The right to offer the testimony of witnesses, and to compel their attendance, if necessary, is in plain terms the right to present a defense, the right to present the defendant's version of the facts as well as the prosecution's to the jury so it may decide where the truth lies. Just as an accused has the right to confront the prosecution's witnesses for the purpose of challenging their testimony, he has the right to present his own witnesses to establish a defense. This right is a fundamental element of due process of law.

Id. at 924.

[35] The jury acquitted Hayko of all but one of the charged counts. And that conviction turned on the jury's witness credibility assessment. Hayko was not allowed to present evidence directly bearing on the issue of witness credibility to present his defense. We conclude that the error was not harmless as it affected the essential fairness of the trial.

Conclusion

[36] In light of the foregoing, we affirm the trial court's ruling on the admissibility of Hayko's statement to Detective Pirtle. However, we reverse and remand for a new trial on the issue of the admissibility of the proffered opinion testimony under Rule 608(a).

[37] Affirmed in part, and reversed and remanded in part for a new trial.

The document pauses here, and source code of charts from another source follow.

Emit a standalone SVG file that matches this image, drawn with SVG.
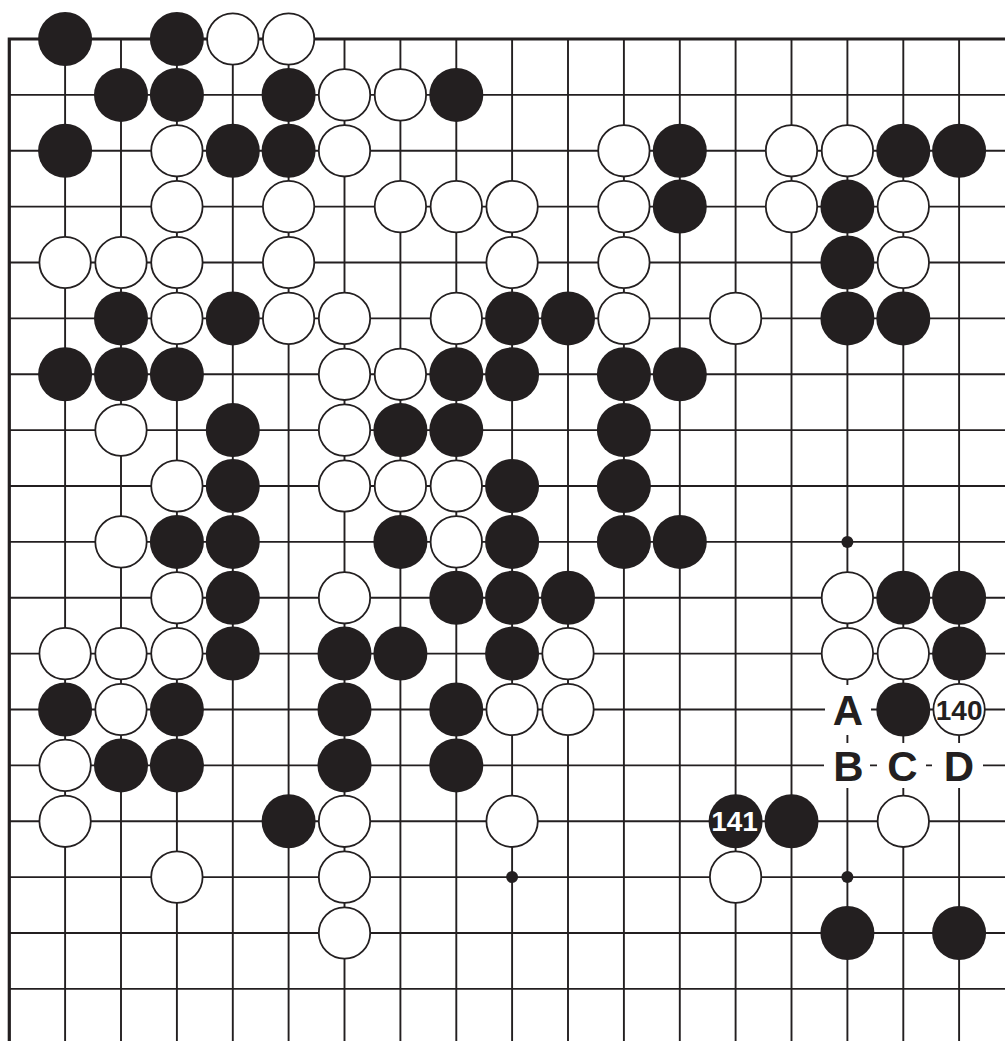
<svg xmlns="http://www.w3.org/2000/svg" xmlns:xlink="http://www.w3.org/1999/xlink" width="1005" height="1041" viewBox="0 0 1005 1041">
<style>
.grid line{stroke:#231f20;stroke-width:1.9}
.border{fill:none;stroke:#231f20;stroke-width:3.2;stroke-linejoin:miter;stroke-linecap:butt}
.bs{fill:#231f20}
.ws{fill:#ffffff;stroke:#231f20;stroke-width:1.8}
.hoshi{fill:#231f20}
.mask{fill:#ffffff}
.lbl{font-family:"Liberation Sans",Arial,sans-serif;font-weight:bold;font-size:42px;fill:#231f20;text-anchor:middle}
.num{font-family:"Liberation Sans",Arial,sans-serif;font-weight:bold;font-size:28px;text-anchor:middle}
</style>
<defs>
<circle id="b" r="27" class="bs"/>
<circle id="w" r="25.7" class="ws"/>
</defs>
<rect width="1005" height="1041" fill="#ffffff"/>
<g id="connectors" class="grid">
<line x1="65.1" y1="39" x2="65.1" y2="1041"/>
<line x1="121" y1="39" x2="121" y2="1041"/>
<line x1="176.9" y1="39" x2="176.9" y2="1041"/>
<line x1="232.8" y1="39" x2="232.8" y2="1041"/>
<line x1="288.6" y1="39" x2="288.6" y2="1041"/>
<line x1="344.5" y1="39" x2="344.5" y2="1041"/>
<line x1="400.4" y1="39" x2="400.4" y2="1041"/>
<line x1="456.3" y1="39" x2="456.3" y2="1041"/>
<line x1="512.1" y1="39" x2="512.1" y2="1041"/>
<line x1="568" y1="39" x2="568" y2="1041"/>
<line x1="623.9" y1="39" x2="623.9" y2="1041"/>
<line x1="679.8" y1="39" x2="679.8" y2="1041"/>
<line x1="735.6" y1="39" x2="735.6" y2="1041"/>
<line x1="791.5" y1="39" x2="791.5" y2="1041"/>
<line x1="847.4" y1="39" x2="847.4" y2="1041"/>
<line x1="903.3" y1="39" x2="903.3" y2="1041"/>
<line x1="959.1" y1="39" x2="959.1" y2="1041"/>
<line x1="9.3" y1="94.9" x2="1005" y2="94.9"/>
<line x1="9.3" y1="150.8" x2="1005" y2="150.8"/>
<line x1="9.3" y1="206.6" x2="1005" y2="206.6"/>
<line x1="9.3" y1="262.5" x2="1005" y2="262.5"/>
<line x1="9.3" y1="318.4" x2="1005" y2="318.4"/>
<line x1="9.3" y1="374.3" x2="1005" y2="374.3"/>
<line x1="9.3" y1="430.1" x2="1005" y2="430.1"/>
<line x1="9.3" y1="486" x2="1005" y2="486"/>
<line x1="9.3" y1="541.9" x2="1005" y2="541.9"/>
<line x1="9.3" y1="597.8" x2="1005" y2="597.8"/>
<line x1="9.3" y1="653.6" x2="1005" y2="653.6"/>
<line x1="9.3" y1="709.5" x2="1005" y2="709.5"/>
<line x1="9.3" y1="765.4" x2="1005" y2="765.4"/>
<line x1="9.3" y1="821.3" x2="1005" y2="821.3"/>
<line x1="9.3" y1="877.1" x2="1005" y2="877.1"/>
<line x1="9.3" y1="933" x2="1005" y2="933"/>
<line x1="9.3" y1="988.9" x2="1005" y2="988.9"/>
<path class="border" d="M9.3 1041 V39 H1005"/>
</g>
<g id="hoshi">
<circle class="hoshi" cx="847.4" cy="541.9" r="6"/>
<circle class="hoshi" cx="512.1" cy="877.1" r="6"/>
<circle class="hoshi" cx="847.4" cy="877.1" r="6"/>
</g>
<g id="black-stones">
<use xlink:href="#b" x="65.1" y="39"/>
<use xlink:href="#b" x="176.9" y="39"/>
<use xlink:href="#b" x="121" y="94.9"/>
<use xlink:href="#b" x="176.9" y="94.9"/>
<use xlink:href="#b" x="288.6" y="94.9"/>
<use xlink:href="#b" x="456.3" y="94.9"/>
<use xlink:href="#b" x="65.1" y="150.8"/>
<use xlink:href="#b" x="232.8" y="150.8"/>
<use xlink:href="#b" x="288.6" y="150.8"/>
<use xlink:href="#b" x="679.8" y="150.8"/>
<use xlink:href="#b" x="903.3" y="150.8"/>
<use xlink:href="#b" x="959.1" y="150.8"/>
<use xlink:href="#b" x="679.8" y="206.6"/>
<use xlink:href="#b" x="847.4" y="206.6"/>
<use xlink:href="#b" x="847.4" y="262.5"/>
<use xlink:href="#b" x="121" y="318.4"/>
<use xlink:href="#b" x="232.8" y="318.4"/>
<use xlink:href="#b" x="512.1" y="318.4"/>
<use xlink:href="#b" x="568" y="318.4"/>
<use xlink:href="#b" x="847.4" y="318.4"/>
<use xlink:href="#b" x="903.3" y="318.4"/>
<use xlink:href="#b" x="65.1" y="374.3"/>
<use xlink:href="#b" x="121" y="374.3"/>
<use xlink:href="#b" x="176.9" y="374.3"/>
<use xlink:href="#b" x="456.3" y="374.3"/>
<use xlink:href="#b" x="512.1" y="374.3"/>
<use xlink:href="#b" x="623.9" y="374.3"/>
<use xlink:href="#b" x="679.8" y="374.3"/>
<use xlink:href="#b" x="232.8" y="430.1"/>
<use xlink:href="#b" x="400.4" y="430.1"/>
<use xlink:href="#b" x="456.3" y="430.1"/>
<use xlink:href="#b" x="623.9" y="430.1"/>
<use xlink:href="#b" x="232.8" y="486"/>
<use xlink:href="#b" x="512.1" y="486"/>
<use xlink:href="#b" x="623.9" y="486"/>
<use xlink:href="#b" x="176.9" y="541.9"/>
<use xlink:href="#b" x="232.8" y="541.9"/>
<use xlink:href="#b" x="400.4" y="541.9"/>
<use xlink:href="#b" x="512.1" y="541.9"/>
<use xlink:href="#b" x="623.9" y="541.9"/>
<use xlink:href="#b" x="679.8" y="541.9"/>
<use xlink:href="#b" x="232.8" y="597.8"/>
<use xlink:href="#b" x="456.3" y="597.8"/>
<use xlink:href="#b" x="512.1" y="597.8"/>
<use xlink:href="#b" x="568" y="597.8"/>
<use xlink:href="#b" x="903.3" y="597.8"/>
<use xlink:href="#b" x="959.1" y="597.8"/>
<use xlink:href="#b" x="232.8" y="653.6"/>
<use xlink:href="#b" x="344.5" y="653.6"/>
<use xlink:href="#b" x="400.4" y="653.6"/>
<use xlink:href="#b" x="512.1" y="653.6"/>
<use xlink:href="#b" x="959.1" y="653.6"/>
<use xlink:href="#b" x="65.1" y="709.5"/>
<use xlink:href="#b" x="176.9" y="709.5"/>
<use xlink:href="#b" x="344.5" y="709.5"/>
<use xlink:href="#b" x="456.3" y="709.5"/>
<use xlink:href="#b" x="903.3" y="709.5"/>
<use xlink:href="#b" x="121" y="765.4"/>
<use xlink:href="#b" x="176.9" y="765.4"/>
<use xlink:href="#b" x="344.5" y="765.4"/>
<use xlink:href="#b" x="456.3" y="765.4"/>
<use xlink:href="#b" x="288.6" y="821.3"/>
<use xlink:href="#b" x="791.5" y="821.3"/>
<use xlink:href="#b" x="847.4" y="933"/>
<use xlink:href="#b" x="959.1" y="933"/>
</g>
<g id="white-stones">
<use xlink:href="#w" x="232.8" y="39"/>
<use xlink:href="#w" x="288.6" y="39"/>
<use xlink:href="#w" x="344.5" y="94.9"/>
<use xlink:href="#w" x="400.4" y="94.9"/>
<use xlink:href="#w" x="176.9" y="150.8"/>
<use xlink:href="#w" x="344.5" y="150.8"/>
<use xlink:href="#w" x="623.9" y="150.8"/>
<use xlink:href="#w" x="791.5" y="150.8"/>
<use xlink:href="#w" x="847.4" y="150.8"/>
<use xlink:href="#w" x="176.9" y="206.6"/>
<use xlink:href="#w" x="288.6" y="206.6"/>
<use xlink:href="#w" x="400.4" y="206.6"/>
<use xlink:href="#w" x="456.3" y="206.6"/>
<use xlink:href="#w" x="512.1" y="206.6"/>
<use xlink:href="#w" x="623.9" y="206.6"/>
<use xlink:href="#w" x="791.5" y="206.6"/>
<use xlink:href="#w" x="903.3" y="206.6"/>
<use xlink:href="#w" x="65.1" y="262.5"/>
<use xlink:href="#w" x="121" y="262.5"/>
<use xlink:href="#w" x="176.9" y="262.5"/>
<use xlink:href="#w" x="288.6" y="262.5"/>
<use xlink:href="#w" x="512.1" y="262.5"/>
<use xlink:href="#w" x="623.9" y="262.5"/>
<use xlink:href="#w" x="903.3" y="262.5"/>
<use xlink:href="#w" x="176.9" y="318.4"/>
<use xlink:href="#w" x="288.6" y="318.4"/>
<use xlink:href="#w" x="344.5" y="318.4"/>
<use xlink:href="#w" x="456.3" y="318.4"/>
<use xlink:href="#w" x="623.9" y="318.4"/>
<use xlink:href="#w" x="735.6" y="318.4"/>
<use xlink:href="#w" x="344.5" y="374.3"/>
<use xlink:href="#w" x="400.4" y="374.3"/>
<use xlink:href="#w" x="121" y="430.1"/>
<use xlink:href="#w" x="344.5" y="430.1"/>
<use xlink:href="#w" x="176.9" y="486"/>
<use xlink:href="#w" x="344.5" y="486"/>
<use xlink:href="#w" x="400.4" y="486"/>
<use xlink:href="#w" x="456.3" y="486"/>
<use xlink:href="#w" x="121" y="541.9"/>
<use xlink:href="#w" x="456.3" y="541.9"/>
<use xlink:href="#w" x="176.9" y="597.8"/>
<use xlink:href="#w" x="344.5" y="597.8"/>
<use xlink:href="#w" x="847.4" y="597.8"/>
<use xlink:href="#w" x="65.1" y="653.6"/>
<use xlink:href="#w" x="121" y="653.6"/>
<use xlink:href="#w" x="176.9" y="653.6"/>
<use xlink:href="#w" x="568" y="653.6"/>
<use xlink:href="#w" x="847.4" y="653.6"/>
<use xlink:href="#w" x="903.3" y="653.6"/>
<use xlink:href="#w" x="121" y="709.5"/>
<use xlink:href="#w" x="512.1" y="709.5"/>
<use xlink:href="#w" x="568" y="709.5"/>
<use xlink:href="#w" x="65.1" y="765.4"/>
<use xlink:href="#w" x="65.1" y="821.3"/>
<use xlink:href="#w" x="344.5" y="821.3"/>
<use xlink:href="#w" x="512.1" y="821.3"/>
<use xlink:href="#w" x="903.3" y="821.3"/>
<use xlink:href="#w" x="176.9" y="877.1"/>
<use xlink:href="#w" x="344.5" y="877.1"/>
<use xlink:href="#w" x="735.6" y="877.1"/>
<use xlink:href="#w" x="344.5" y="933"/>
</g>
<g id="move-140">
<use xlink:href="#w" x="959.1" y="709.5"/>
<text class="num" x="959.1" y="719.6" fill="#231f20">140</text>
</g>
<g id="move-141">
<use xlink:href="#b" x="735.6" y="821.3"/>
<text class="num" x="734.5" y="831.4" fill="#ffffff">141</text>
</g>
<g id="label-A">
<rect class="mask" x="825" y="685" width="46" height="50"/>
<text class="lbl" x="848" y="725">A</text>
</g>
<g id="label-B">
<rect class="mask" x="824" y="743" width="46" height="45"/>
<text class="lbl" x="848.5" y="780.5">B</text>
</g>
<g id="label-C">
<rect class="mask" x="877" y="743" width="49" height="45"/>
<text class="lbl" x="902.5" y="780.5">C</text>
</g>
<g id="label-D">
<rect class="mask" x="932" y="743" width="51" height="45"/>
<text class="lbl" x="959" y="780.5">D</text>
</g>
</svg>
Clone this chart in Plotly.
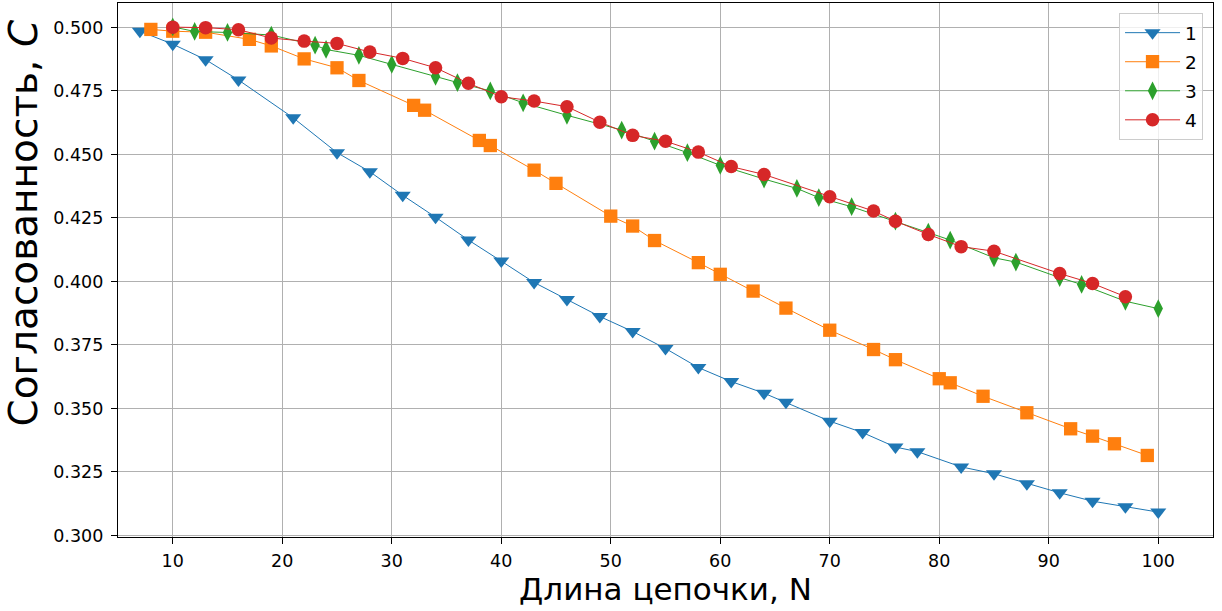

[38] I concur with the majority's holding that the trial court did not err by admitting into evidence Hayko's statement to the police. I respectfully dissent, however, from the majority's conclusion that the trial court erred by excluding opinion testimony regarding the victim's character for truthfulness. Because admission of such opinion testimony has the potential to be problematic, we should give trial courts wide leeway when deciding to admit or exclude such evidence. Here, the trial court decided to exclude the opinion of character testimony proffered by Hayko, a decision that was well within the trial court's discretion in such matters.

[39] The admission of evidence regarding a witness's character for veracity is governed by Indiana Evidence Rule 608(a), which provides:

Reputation or Opinion Evidence. A witness's credibility may be attacked or supported by testimony about the witness's reputation for having a character for truthfulness or untruthfulness, or by testimony in the form of an opinion about that character. But evidence of truthful character is admissible only after the witness's character for truthfulness has been attacked.

Evid. R. 608(a) (emphasis added).6 Thus, Evidence Rule 608(a) permits two forms of evidence regarding a witness's character for veracity:7 reputational evidence and opinion evidence.

[40] In the present case, Hayko sought to admit testimony from three witnesses regarding their opinion of the victim's character for veracity, rather than the victim's reputation for veracity.8 The majority concludes that the trial court improperly analyzed the admissibility of these character witnesses’ testimony as reputational, not opinion, evidence. To be sure, the trial court did reference the analysis relevant to reputational evidence. See Tr. Vol. IV p. 120. Hayko explained to the trial court that his witnesses would testify as to their opinion of the victim's character for untruthfulness, not the victim's reputation for truthfulness. The trial court then stated: “I do not find there was sufficient contacts in this particular case to be able to form and express those opinions.” Id. Thus, the trial court did address Hayko's argument regarding opinion-based testimony. It merely found the foundation for such opinion-of-character evidence to be lacking.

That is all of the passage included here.